1987: abandono ( Foto O Povo)


NINGUÉM SE ENTENDE


 Ao contrário do que afirma padre Lopes, as obras de restauração da igreja foram patrocinadas pela Associação Comunitária de Siupé, dirigida pelo suplente de vereador Zeferino Correia de Souza, que garante ter construído o piso, feito pinturas das paredes e, com a ajuda dos moradores, providenciado o retalhamento da igreja , para evitar alagamentos na época invernosa. Mesmo assim, a situação atual da igreja é constrangedora. A confirmar o próximo inverno e o que resta em seu interior está sujeito às chuvas, devido ao número enorme de goteiras.

 “O padre Lopes diz que fez alguma coisa pela igreja, nunca. O que ele fez com o dinheiro da venda das terras, que deixou 402 famílias no desamparo, ninguém sabe. Empregá-lo na igreja é faltar com a verdade”. Para ele e os demais moradores, o patrimônio construído pela igreja durante esse tempo todo era vultoso. “Até gado em grande quantidade tinha, que o povo oferecia à Nossa Senhora. Tudo foi arrasado”, conta um irmão de Zeferino.

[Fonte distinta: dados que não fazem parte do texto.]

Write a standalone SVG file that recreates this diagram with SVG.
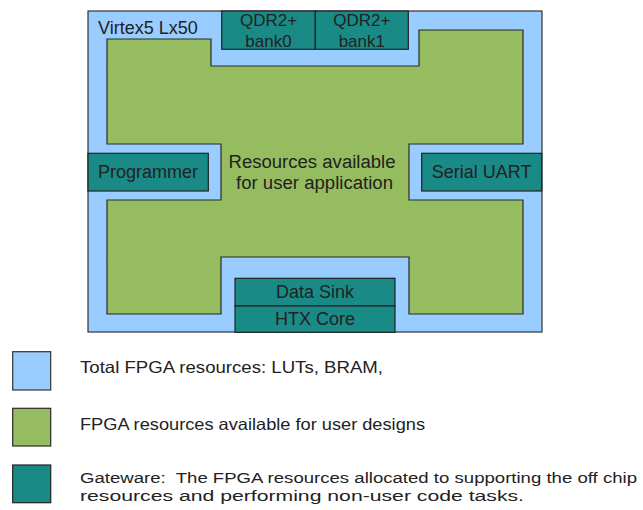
<svg xmlns="http://www.w3.org/2000/svg" width="643" height="510" viewBox="0 0 643 510">
<style>
.blue{fill:#99ccff;stroke:#333;stroke-width:1.2}
.green{fill:#95bc5e;stroke:#2a2a2a;stroke-width:1.2}
.teal{fill:#1a8a87;stroke:#222;stroke-width:1.2}
text{font-family:"Liberation Sans",Arial,sans-serif;fill:#222}
.big{font-size:18px}
.mid{font-size:17px}
.leg{font-size:16.5px}
.leg2{font-size:15.5px}
.c{text-anchor:middle}
</style>
<rect width="643" height="510" fill="#ffffff"/>
<g id="fpga">
<rect class="blue" x="88" y="11" width="454" height="321"/>
<text class="big" x="98" y="33.5">Virtex5 Lx50</text>
</g>
<g id="user-area">
<path class="green" d="M107,39 H211 V66 H419 V30 H523 V144 H409 V200 H523 V314 H409 V257 H221 V314 H107 V200 H221 V144 H107 Z"/>
<text class="big c" x="312" y="168" textLength="167" lengthAdjust="spacingAndGlyphs">Resources available</text>
<text class="big c" x="314.5" y="188.5" textLength="157" lengthAdjust="spacingAndGlyphs">for user application</text>
</g>
<g id="qdr0">
<rect class="teal" x="221.7" y="11" width="93.6" height="38.3"/>
<text class="mid c" x="268.5" y="26">QDR2+</text>
<text class="mid c" x="268.5" y="46.5">bank0</text>
</g>
<g id="qdr1">
<rect class="teal" x="315.3" y="11" width="93" height="38.3"/>
<text class="mid c" x="361.8" y="26">QDR2+</text>
<text class="mid c" x="361.8" y="46.5">bank1</text>
</g>
<g id="programmer">
<rect class="teal" x="88" y="153.3" width="120.3" height="37.7"/>
<text class="big c" x="148" y="178.3">Programmer</text>
</g>
<g id="uart">
<rect class="teal" x="421.7" y="153.3" width="120" height="37.7"/>
<text class="big c" x="481.7" y="178.3">Serial UART</text>
</g>
<g id="datasink">
<rect class="teal" x="235" y="278.3" width="160" height="27.7"/>
<text class="big c" x="315" y="298.3">Data Sink</text>
</g>
<g id="htx">
<rect class="teal" x="235" y="306" width="160" height="26.3"/>
<text class="big c" x="315" y="325">HTX Core</text>
</g>
<g id="connectors"></g>
<g id="legend">
<rect class="blue" x="12.7" y="351.7" width="38" height="38.3"/>
<text class="leg" x="80" y="373.3" textLength="303" lengthAdjust="spacingAndGlyphs">Total FPGA resources: LUTs, BRAM,</text>
<rect class="green" x="12.7" y="408.3" width="38" height="37.7"/>
<text class="leg" x="80" y="430" textLength="345" lengthAdjust="spacingAndGlyphs">FPGA resources available for user designs</text>
<rect class="teal" x="12.7" y="465" width="38" height="37.7"/>
<text class="leg2" x="80" y="483" textLength="557" lengthAdjust="spacingAndGlyphs" xml:space="preserve">Gateware:  The FPGA resources allocated to supporting the off chip</text>
<text class="leg2" x="80" y="500.5" textLength="444" lengthAdjust="spacingAndGlyphs">resources and performing non-user code tasks.</text>
</g>
</svg>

 A comunidade faz questão de ressaltar que não existe nenhum sentimento de revanche contra atos praticados pelo sacerdote naquela localidade. Eles querem ser informados da verdade, “pois o padre anda dizendo que fez melhoramentos na igreja, o que é uma mentira deslavada”. Espera que as autoridades religiosas façam uma investigação. “Até o padre que vem aqui, uma vez por outra, fala, fala, fala e ninguém entende nada”, diz outro morador, queixando-se do celebrante Pedro Areta, um estrangeiro que é o responsável pela paróquia. “O povo não sabe nem português, aí vem um sacerdote que celebra em castelhano”, reclama outro morador.

LENDA DA IGREJA


 A história de Siupé está muito ligada aos indígenas do tronco Anacé, segundo historiadores. Em 1563, o português Felipe Coelho Moraes chegou ao lugar, iniciando o seu povoamento. Por ali passaram também os responsáveis pela primeira reforma do templo. A Igreja de Nossa Senhora da Soledade foi edificada e decorada pelo bacharel Manoel da Cunha Figueiredo em 1865 e teve como primeiro vigário o padre Joaquim Alves Ferreira.
 A localidade de Siupé é constituída de agricultores que vivem das culturas de subsistência, como milho, feijão, coco, mandioca, açúcar, batata e castanha. 80 por cento dos moradores vivem da agricultura. A construção da igreja, segundo os mais antigos, se deve a uma aparição de Nossa Senhora num pé de gameleira, local onde foi levantada a capela. Nela, estão enterrados muitos padres, e, segundo alguns, o fundador de Sobral.
                                                                                                                                          Jornal O Povo

Nota do Blog:

Segundo o blog SGA Notícias, com fontes do pesquisador Robério Soares:


 Acredita-se que a construção da igreja de Siupé tenha se dado entre 1730 e 1737, nas terras doadas ao Sargento-mor Antônio Marques Leito, pois a partir de 1737 foram encontradas referências a atos litúrgicos como batizados, casamentos, enterros nos livros de assentamento da igreja. Aqui foram sepultados vários sacerdotes e pessoas importantes do passado, como o Padre José Moreira de Sousa, seu irmão Padre Francisco Moreira de Sousa, além de Antônio Rodrigues Magalhães, fundador da cidade de Sobral.
Uma das mais antigas povoações do estado, o distrito de Siupé tem muita história do Ceará e de S. G. Amarante. As primeiras informações do homem branco datam de 1653. Ao tempo das primeiras penetrações no território cearense, as terras onde hoje se localiza o município de São Gonçalo do Amarante eram habitadas por índios de várias nações, principalmente anacés – origem de Anacetaba – primeiro nome de São Gonçalo. As investidas do português visando o povoamento da região tiveram início com a concessão das primeiras Sesmarias na década de 1680, onde surgiram alguns núcleos populacionais, como São Gonçalo e Siupé.